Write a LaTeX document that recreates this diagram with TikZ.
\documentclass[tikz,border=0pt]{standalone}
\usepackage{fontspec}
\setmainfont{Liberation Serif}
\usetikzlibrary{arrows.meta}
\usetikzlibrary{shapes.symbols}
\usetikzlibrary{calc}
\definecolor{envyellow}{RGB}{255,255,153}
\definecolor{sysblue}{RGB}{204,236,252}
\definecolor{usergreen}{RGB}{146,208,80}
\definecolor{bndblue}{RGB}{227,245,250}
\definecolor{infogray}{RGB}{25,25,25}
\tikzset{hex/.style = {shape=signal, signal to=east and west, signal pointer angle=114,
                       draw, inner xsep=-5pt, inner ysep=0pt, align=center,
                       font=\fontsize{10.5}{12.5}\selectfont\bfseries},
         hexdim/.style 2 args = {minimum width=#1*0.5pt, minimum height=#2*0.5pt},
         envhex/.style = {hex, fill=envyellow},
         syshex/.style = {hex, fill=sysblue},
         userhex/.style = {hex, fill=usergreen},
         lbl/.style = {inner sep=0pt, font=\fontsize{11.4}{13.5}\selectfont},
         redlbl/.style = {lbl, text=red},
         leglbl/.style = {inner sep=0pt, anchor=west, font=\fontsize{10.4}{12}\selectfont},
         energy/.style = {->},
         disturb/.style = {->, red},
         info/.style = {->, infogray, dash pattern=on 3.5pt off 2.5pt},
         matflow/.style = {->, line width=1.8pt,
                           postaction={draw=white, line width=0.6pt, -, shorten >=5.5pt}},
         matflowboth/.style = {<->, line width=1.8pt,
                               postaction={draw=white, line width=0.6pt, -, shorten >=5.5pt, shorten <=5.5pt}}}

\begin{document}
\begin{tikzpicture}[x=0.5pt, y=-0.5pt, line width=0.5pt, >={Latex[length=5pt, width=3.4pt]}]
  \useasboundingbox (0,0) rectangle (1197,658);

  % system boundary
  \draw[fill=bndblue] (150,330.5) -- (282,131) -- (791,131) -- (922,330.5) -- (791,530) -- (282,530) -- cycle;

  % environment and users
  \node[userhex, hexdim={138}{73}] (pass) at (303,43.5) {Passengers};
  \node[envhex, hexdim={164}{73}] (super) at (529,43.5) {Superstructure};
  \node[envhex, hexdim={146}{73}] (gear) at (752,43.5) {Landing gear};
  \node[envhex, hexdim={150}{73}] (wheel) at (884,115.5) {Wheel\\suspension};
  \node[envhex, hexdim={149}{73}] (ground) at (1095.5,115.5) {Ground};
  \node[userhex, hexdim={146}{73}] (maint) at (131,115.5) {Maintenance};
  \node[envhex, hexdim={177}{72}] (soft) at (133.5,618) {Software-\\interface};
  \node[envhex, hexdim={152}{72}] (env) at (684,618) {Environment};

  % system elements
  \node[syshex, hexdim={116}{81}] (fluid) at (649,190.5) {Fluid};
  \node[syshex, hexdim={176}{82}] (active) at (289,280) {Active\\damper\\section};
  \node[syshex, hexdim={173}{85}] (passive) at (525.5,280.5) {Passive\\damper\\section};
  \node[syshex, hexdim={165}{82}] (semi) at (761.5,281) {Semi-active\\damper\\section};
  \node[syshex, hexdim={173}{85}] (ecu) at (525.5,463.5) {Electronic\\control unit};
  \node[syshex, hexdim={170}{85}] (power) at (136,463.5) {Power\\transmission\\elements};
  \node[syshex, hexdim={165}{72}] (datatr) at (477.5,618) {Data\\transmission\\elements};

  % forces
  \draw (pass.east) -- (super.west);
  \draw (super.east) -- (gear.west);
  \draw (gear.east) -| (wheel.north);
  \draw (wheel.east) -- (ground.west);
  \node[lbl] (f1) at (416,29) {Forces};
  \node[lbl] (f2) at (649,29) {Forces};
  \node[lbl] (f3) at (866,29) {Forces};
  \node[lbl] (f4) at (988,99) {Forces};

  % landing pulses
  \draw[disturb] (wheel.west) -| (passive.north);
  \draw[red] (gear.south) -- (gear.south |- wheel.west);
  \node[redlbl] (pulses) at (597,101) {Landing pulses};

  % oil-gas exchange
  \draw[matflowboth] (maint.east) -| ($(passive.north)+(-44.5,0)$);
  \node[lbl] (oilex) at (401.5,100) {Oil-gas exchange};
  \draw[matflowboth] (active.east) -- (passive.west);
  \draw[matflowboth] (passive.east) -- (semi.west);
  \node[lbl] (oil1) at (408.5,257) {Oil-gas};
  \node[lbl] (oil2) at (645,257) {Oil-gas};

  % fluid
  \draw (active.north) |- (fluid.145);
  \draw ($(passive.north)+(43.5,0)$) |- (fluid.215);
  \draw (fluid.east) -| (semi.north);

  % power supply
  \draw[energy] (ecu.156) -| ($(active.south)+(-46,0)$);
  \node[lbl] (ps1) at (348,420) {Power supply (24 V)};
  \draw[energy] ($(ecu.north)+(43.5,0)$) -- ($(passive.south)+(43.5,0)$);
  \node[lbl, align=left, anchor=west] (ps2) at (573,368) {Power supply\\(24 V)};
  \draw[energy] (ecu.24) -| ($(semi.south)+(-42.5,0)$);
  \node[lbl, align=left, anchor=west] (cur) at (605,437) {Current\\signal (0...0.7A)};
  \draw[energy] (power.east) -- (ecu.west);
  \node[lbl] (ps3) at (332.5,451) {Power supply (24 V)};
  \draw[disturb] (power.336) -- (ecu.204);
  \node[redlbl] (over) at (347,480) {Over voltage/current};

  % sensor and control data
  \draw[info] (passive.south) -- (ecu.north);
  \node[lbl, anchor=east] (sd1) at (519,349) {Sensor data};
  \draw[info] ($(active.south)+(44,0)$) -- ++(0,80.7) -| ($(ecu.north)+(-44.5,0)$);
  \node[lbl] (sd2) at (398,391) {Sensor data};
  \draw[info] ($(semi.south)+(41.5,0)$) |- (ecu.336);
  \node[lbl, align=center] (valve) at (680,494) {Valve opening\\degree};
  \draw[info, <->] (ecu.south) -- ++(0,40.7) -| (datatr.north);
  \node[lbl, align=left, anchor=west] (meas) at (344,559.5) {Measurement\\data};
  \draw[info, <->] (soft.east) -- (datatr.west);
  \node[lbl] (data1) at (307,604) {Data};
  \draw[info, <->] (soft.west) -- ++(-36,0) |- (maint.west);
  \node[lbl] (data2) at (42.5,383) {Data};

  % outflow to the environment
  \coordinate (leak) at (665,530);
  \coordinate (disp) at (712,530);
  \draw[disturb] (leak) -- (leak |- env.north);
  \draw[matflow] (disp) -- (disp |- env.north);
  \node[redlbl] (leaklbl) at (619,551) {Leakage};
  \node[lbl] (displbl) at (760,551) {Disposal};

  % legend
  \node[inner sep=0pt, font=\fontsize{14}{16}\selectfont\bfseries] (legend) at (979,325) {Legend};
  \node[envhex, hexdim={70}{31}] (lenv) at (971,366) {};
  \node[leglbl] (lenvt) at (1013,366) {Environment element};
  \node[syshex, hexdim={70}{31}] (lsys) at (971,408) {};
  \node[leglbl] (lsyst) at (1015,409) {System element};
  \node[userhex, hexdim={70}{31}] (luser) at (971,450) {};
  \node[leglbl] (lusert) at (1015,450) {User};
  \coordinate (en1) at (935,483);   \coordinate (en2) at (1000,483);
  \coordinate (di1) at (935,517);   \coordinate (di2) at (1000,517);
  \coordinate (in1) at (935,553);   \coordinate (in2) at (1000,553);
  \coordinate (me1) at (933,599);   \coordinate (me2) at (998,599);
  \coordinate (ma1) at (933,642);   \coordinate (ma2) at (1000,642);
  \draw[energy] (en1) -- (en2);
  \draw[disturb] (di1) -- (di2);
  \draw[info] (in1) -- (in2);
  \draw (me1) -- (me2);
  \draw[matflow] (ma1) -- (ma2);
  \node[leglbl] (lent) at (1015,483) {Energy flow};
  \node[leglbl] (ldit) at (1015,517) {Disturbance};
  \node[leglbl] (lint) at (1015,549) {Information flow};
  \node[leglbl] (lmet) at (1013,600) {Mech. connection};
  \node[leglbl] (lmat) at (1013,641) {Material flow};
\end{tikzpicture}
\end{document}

———

**Task statement**: From the first line above through the line that contains "(282,530) -- cycle;", quote each line exactly. Output nothing more.

**Output for this task**:
Write a LaTeX document that recreates this diagram with TikZ.
\documentclass[tikz,border=0pt]{standalone}
\usepackage{fontspec}
\setmainfont{Liberation Serif}
\usetikzlibrary{arrows.meta}
\usetikzlibrary{shapes.symbols}
\usetikzlibrary{calc}
\definecolor{envyellow}{RGB}{255,255,153}
\definecolor{sysblue}{RGB}{204,236,252}
\definecolor{usergreen}{RGB}{146,208,80}
\definecolor{bndblue}{RGB}{227,245,250}
\definecolor{infogray}{RGB}{25,25,25}
\tikzset{hex/.style = {shape=signal, signal to=east and west, signal pointer angle=114,
                       draw, inner xsep=-5pt, inner ysep=0pt, align=center,
                       font=\fontsize{10.5}{12.5}\selectfont\bfseries},
         hexdim/.style 2 args = {minimum width=#1*0.5pt, minimum height=#2*0.5pt},
         envhex/.style = {hex, fill=envyellow},
         syshex/.style = {hex, fill=sysblue},
         userhex/.style = {hex, fill=usergreen},
         lbl/.style = {inner sep=0pt, font=\fontsize{11.4}{13.5}\selectfont},
         redlbl/.style = {lbl, text=red},
         leglbl/.style = {inner sep=0pt, anchor=west, font=\fontsize{10.4}{12}\selectfont},
         energy/.style = {->},
         disturb/.style = {->, red},
         info/.style = {->, infogray, dash pattern=on 3.5pt off 2.5pt},
         matflow/.style = {->, line width=1.8pt,
                           postaction={draw=white, line width=0.6pt, -, shorten >=5.5pt}},
         matflowboth/.style = {<->, line width=1.8pt,
                               postaction={draw=white, line width=0.6pt, -, shorten >=5.5pt, shorten <=5.5pt}}}

\begin{document}
\begin{tikzpicture}[x=0.5pt, y=-0.5pt, line width=0.5pt, >={Latex[length=5pt, width=3.4pt]}]
  \useasboundingbox (0,0) rectangle (1197,658);

  % system boundary
  \draw[fill=bndblue] (150,330.5) -- (282,131) -- (791,131) -- (922,330.5) -- (791,530) -- (282,530) -- cycle;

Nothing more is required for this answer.